This week, I was struck again by how easily the poetry
of Andrew Marvell reads. His poems fit the layman’s definition of “poetry” in
their regular rhyme scheme and meter (for example, “O let our voice his praise
exalt, Till it arrive at heaven’s vault,” Bermudas). They are witty like Donne’s
poems, but I found them much more accessible, which to be honest is something I
really appreciate in poetry.
What I found extremely interesting about Marvell's poetry is summed up in a line in the
Norton Anthology’s introduction of Marvell: “Many of Marvell’s poems explore
the human condition in terms of fundamental dichotomies that resist resolution.”
It goes on to describe how all of the poems assigned for this week’s reading
display these fundamental dichotomies.
“The Dialogue Between Soul and Body” is a religious/philosophical
poem, and it talks about the conflict between body and soul (obviously), or as
the Norton Anthology puts it, between “nature and grace…or poetic creation and
sacrifice.” The form of the poem itself reflects this conflict: it is a
conversation, almost, that goes back and forth between the body and the soul.
The soul complains that it is paradoxically imprisoned by the body: “With bolts
of bones, that fettered stands In feet, and manacled in hands. Here blinded
with an eye, and there Deaf with the drumming of an ear; A soul hung up, as ‘twere,
in chains Of nerved, and arteries, and veins; Tortured, besides each other
part, In a vain head and double heart.” The body responds, saying “O who shall me
deliver whole From bonds of this tyrannic soul?...[which] Has made me live to
let me die.” Thus the soul and the body are entrapped by each other, and the
poem ends without a clear sense of victory on either side.
Marvell also explores the dichotomies that exist in
love: sexual and platonic love, idealized courtship and the unrelenting nature
of time.
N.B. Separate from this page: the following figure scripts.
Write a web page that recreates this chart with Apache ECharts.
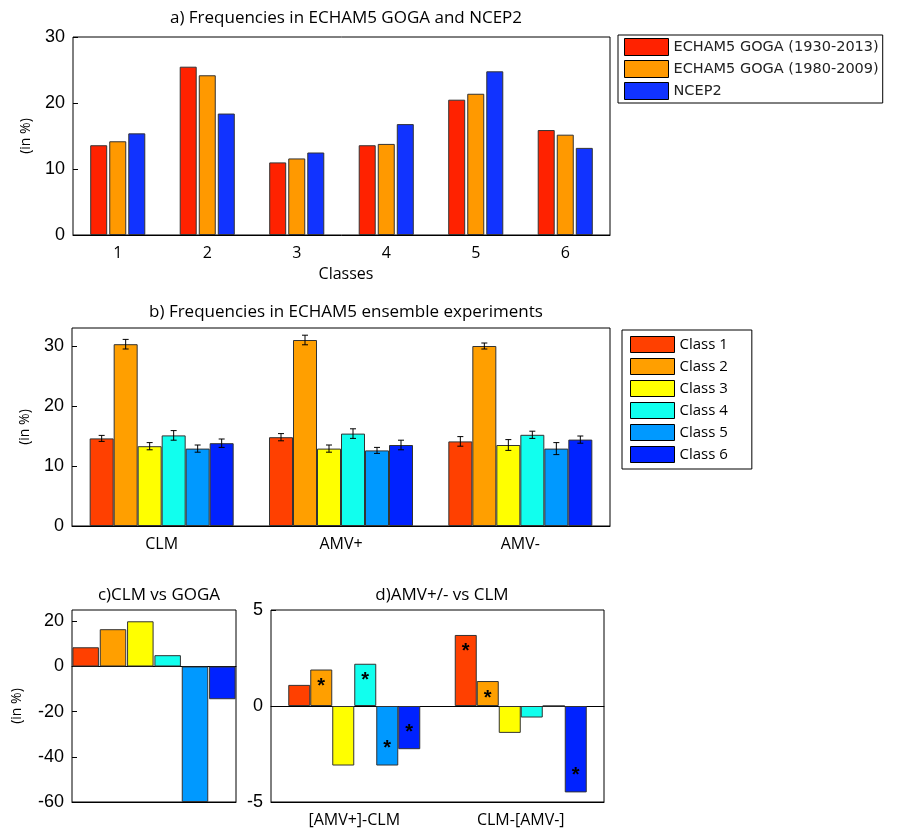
<!DOCTYPE html>
<html><head><meta charset="utf-8">
<script src="https://cdn.jsdelivr.net/npm/echarts@6/dist/echarts.min.js"></script>
<style>body{margin:0}#c{width:904px;height:837px}</style></head>
<body><div id="c"></div>
<script>
// panel a
var classesA = ['1', '2', '3', '4', '5', '6'];
var gogaLong = [13.6, 25.5, 11.0, 13.6, 20.5, 15.9];
var gogaShort = [14.2, 24.2, 11.6, 13.8, 21.4, 15.2];
var ncep2 = [15.4, 18.4, 12.5, 16.8, 24.8, 13.2];
// panel b
var experiments = ['CLM', 'AMV+', 'AMV-'];
var classNames = ['Class 1', 'Class 2', 'Class 3', 'Class 4', 'Class 5', 'Class 6'];
var expValues = [
	[14.6, 14.8, 14.1],
	[30.3, 31.0, 30.0],
	[13.3, 12.9, 13.5],
	[15.1, 15.4, 15.2],
	[12.9, 12.6, 12.9],
	[13.8, 13.5, 14.4]
];
var expErrors = [
	[0.5, 0.6, 0.8],
	[0.8, 0.8, 0.5],
	[0.6, 0.6, 0.9],
	[0.8, 0.8, 0.6],
	[0.6, 0.5, 1.0],
	[0.7, 0.8, 0.6]
];
// panel c
var clmVsGoga = [8.5, 16.5, 20.0, 5.0, -60.0, -14.5];
// panel d
var diffCats = ['[AMV+]-CLM', 'CLM-[AMV-]'];
var diffValues = [
	[1.1, 3.7],
	[1.9, 1.3],
	[-3.1, -1.4],
	[2.2, -0.6],
	[-3.1, 0],
	[-2.25, -4.5]
];
var diffSignif = [
	[false, true],
	[true, true],
	[false, false],
	[true, false],
	[true, false],
	[true, true]
];

var classColors = ['#ff4000', '#ff9f00', '#ffff00', '#11ffee', '#0099ff', '#0022ff'];
var font = 'Open Sans';
var chart = echarts.init(document.getElementById('c'));

function yAx(idx, min, max, interval, name, gap) {
	return {
		type: 'value', gridIndex: idx, min: min, max: max, interval: interval,
		name: name, nameLocation: 'middle', nameGap: gap, nameRotate: 90,
		nameTextStyle: {color: '#000', fontSize: 14, fontFamily: font},
		axisLine: {show: false}, axisTick: {show: true, inside: true, length: 5, lineStyle: {color: '#000'}},
		axisLabel: {color: '#000', fontSize: 18, fontFamily: 'Liberation Sans', showMaxLabel: max % interval === 0},
		splitLine: {show: false}
	};
}
function xAx(idx, data, showLabel) {
	return {
		type: 'category', gridIndex: idx, data: data,
		axisLine: {onZero: false, lineStyle: {color: '#000'}},
		axisTick: {show: idx === 0, inside: true, alignWithLabel: true, lineStyle: {color: '#000'}},
		axisLabel: {show: showLabel, color: '#000', fontSize: 16, fontFamily: font, margin: 10}
	};
}
function zeroAx(idx, data) {
	return {
		type: 'category', gridIndex: idx, data: data, position: 'bottom', offset: 0,
		axisLine: {show: true, onZero: true, lineStyle: {color: '#000'}},
		axisTick: {show: false}, axisLabel: {show: false}
	};
}
var grids = [
	{left: 73, top: 37, width: 537, height: 198},
	{left: 72, top: 328, width: 538, height: 198},
	{left: 72, top: 610, width: 164, height: 192},
	{left: 271, top: 610, width: 333, height: 192}
].map(function (g) { g.show = true; g.borderColor = '#000'; g.borderWidth = 1; return g; });

var barBorder = {borderColor: '#333', borderWidth: 1};
var series = [];
[['ECHAM5 GOGA (1930-2013)', gogaLong, '#ff2200'], ['ECHAM5 GOGA (1980-2009)', gogaShort, '#ff9900'], ['NCEP2', ncep2, '#1133ff']].forEach(function (s) {
	series.push({name: s[0], type: 'bar', xAxisIndex: 0, yAxisIndex: 0, data: s[1], barWidth: 17, barGap: '12%',
		itemStyle: Object.assign({color: s[2]}, barBorder)});
});
classNames.forEach(function (n, i) {
	series.push({name: n, type: 'bar', xAxisIndex: 1, yAxisIndex: 1, data: expValues[i], barWidth: 24, barGap: 0,
		itemStyle: Object.assign({color: classColors[i]}, barBorder)});
});
series.push({type: 'bar', xAxisIndex: 2, yAxisIndex: 2, barWidth: 26.5,
	data: clmVsGoga.map(function (v, i) { return {value: v, itemStyle: {color: classColors[i]}}; }),
	itemStyle: barBorder});
classNames.forEach(function (n, i) {
	series.push({type: 'bar', xAxisIndex: 3, yAxisIndex: 3, barWidth: 22, barGap: 0,
		itemStyle: Object.assign({color: classColors[i]}, barBorder),
		data: diffValues[i].map(function (v, j) {
			return {value: v, label: {show: diffSignif[i][j], formatter: '*', position: v >= 0 ? 'insideTop' : 'insideBottom',
				color: '#000', fontSize: 20, fontWeight: 'bold', offset: [0, v >= 0 ? 2 : -2]}};
		})});
});
// error bars panel b
var errData = [];
classNames.forEach(function (n, i) {
	experiments.forEach(function (e, j) {
		errData.push([j, expValues[i][j], expErrors[i][j], i]);
	});
});
series.push({type: 'custom', xAxisIndex: 1, yAxisIndex: 1, data: errData, z: 10,
	renderItem: function (params, api) {
		var j = api.value(0), v = api.value(1), e = api.value(2), i = api.value(3);
		var c = api.coord([j, v]);
		var x = c[0] + (i - 2.5) * 24;
		var top = api.coord([j, v + e])[1], bot = api.coord([j, v - e])[1];
		var st = {stroke: '#000', lineWidth: 1};
		return {type: 'group', children: [
			{type: 'line', shape: {x1: x, y1: top, x2: x, y2: bot}, style: st},
			{type: 'line', shape: {x1: x - 3, y1: top, x2: x + 3, y2: top}, style: st},
			{type: 'line', shape: {x1: x - 3, y1: bot, x2: x + 3, y2: bot}, style: st}
		]};
	}});

var titleStyle = {color: '#000', fontSize: 17, fontWeight: 'normal', fontFamily: font};
chart.setOption({
	animation: false,
	title: [
		{text: 'a) Frequencies in ECHAM5 GOGA and NCEP2', left: 341, top: 5, textAlign: 'center', textStyle: titleStyle},
		{text: 'Classes', left: 341, top: 261, textAlign: 'center', textStyle: Object.assign({}, titleStyle, {fontSize: 16})},
		{text: 'b) Frequencies in ECHAM5 ensemble experiments', left: 341, top: 299, textAlign: 'center', textStyle: titleStyle},
		{text: 'c)CLM vs GOGA', left: 154, top: 582, textAlign: 'center', textStyle: titleStyle},
		{text: 'd)AMV+/- vs CLM', left: 437, top: 582, textAlign: 'center', textStyle: titleStyle}
	],
	legend: [
		{data: ['ECHAM5 GOGA (1930-2013)', 'ECHAM5 GOGA (1980-2009)', 'NCEP2'], orient: 'vertical', left: 618, top: 35,
			itemWidth: 44, itemHeight: 17, itemGap: 4, padding: [3, 4, 3, 6], borderColor: '#000', borderWidth: 1,
			icon: 'rect', itemStyle: {borderColor: '#000', borderWidth: 1}, textStyle: {fontSize: 14.5, fontFamily: 'DejaVu Sans', color: '#222'}},
		{data: classNames, orient: 'vertical', left: 622, top: 330, itemWidth: 44, itemHeight: 16, itemGap: 5,
			padding: [6, 24, 6, 8], borderColor: '#000', borderWidth: 1, icon: 'rect',
			itemStyle: {borderColor: '#000', borderWidth: 1}, textStyle: {fontSize: 15, fontFamily: font, color: '#000'}}
	],
	grid: grids,
	xAxis: [xAx(0, classesA, true), xAx(1, experiments, true), xAx(2, classesA, false), xAx(3, diffCats, true),
		zeroAx(2, classesA), zeroAx(3, diffCats)],
	yAxis: [yAx(0, 0, 30, 10, '(in %)', 40), yAx(1, 0, 33, 10, '(in %)', 40), yAx(2, -60, 25, 20, '(in %)', 48), yAx(3, -5, 5, 5, '', 40)],
	series: series
});
</script></body></html>
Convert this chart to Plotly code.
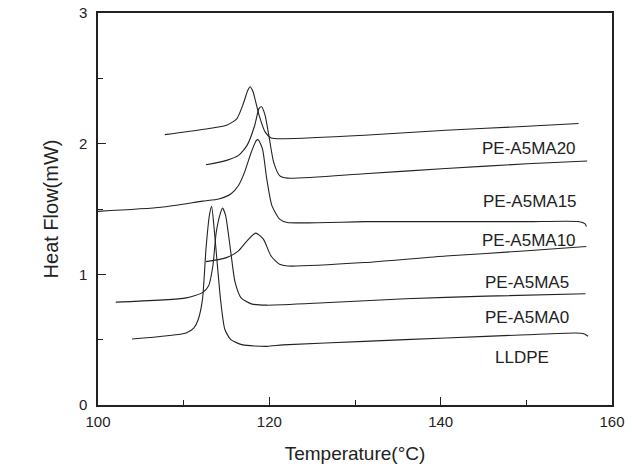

In “To His Coy Mistress,” Marvell first described this idealized
courtship: “Had we but world enough, and time…An hundred years should go to
praise Thine eyes and on thy forehead gaze; Two hundred to adore each breast,
But thirty thousand to the rest: An age at least to every part, And the last
age should show your heart.” He then turns to time: “But at my back I always
hear Time’s winged chariot hurrying near.” What Marvell is saying is that
although he would love to draw out the courtship of his mistress, time forces
him to speed it up, and he encourages her to “sport while [they] may.” In “The Definition
of Love,” Marvell described Love itself as a paradox, a contradiction. He says
that Love, which is supposed to be a beautiful and positive thing, “was
begotten by Despair Upon Impossibility.” Although there may be “two perfect
loves,” Fate does not allow them to be united, driving “iron wedges” between
them.
The poem “The Garden” shows the opposition between nature
and man. The very first stanza sets up this theme: Marvell says that men toil
in vain, while nature reproves them: “all flowers and all trees do close To weave the garlands of
repose!” He says that he has foolishly looked among men for Quiet and
Innocence, when they are in fact “among the plants,” if on earth at all. He
extols the beauty found only in nature, comparing it to Eden: “Such was that
happy garden-state, While man there walked without a mate.”
After reading Marvell’s poetry, I began to look for dichotomies
in other works, and found that they are not difficult to locate. Shakespeare’s Tempest
has clear conflicts between civilization (Prospero, Miranda) and the lack thereof
(Caliban). King Lear shows tension between the old and the young. Both plays
also have the broader theme of good versus evil. John Donne, like Marvell, explores
the conflicts between platonic and sexual love, and romantic love and love of God.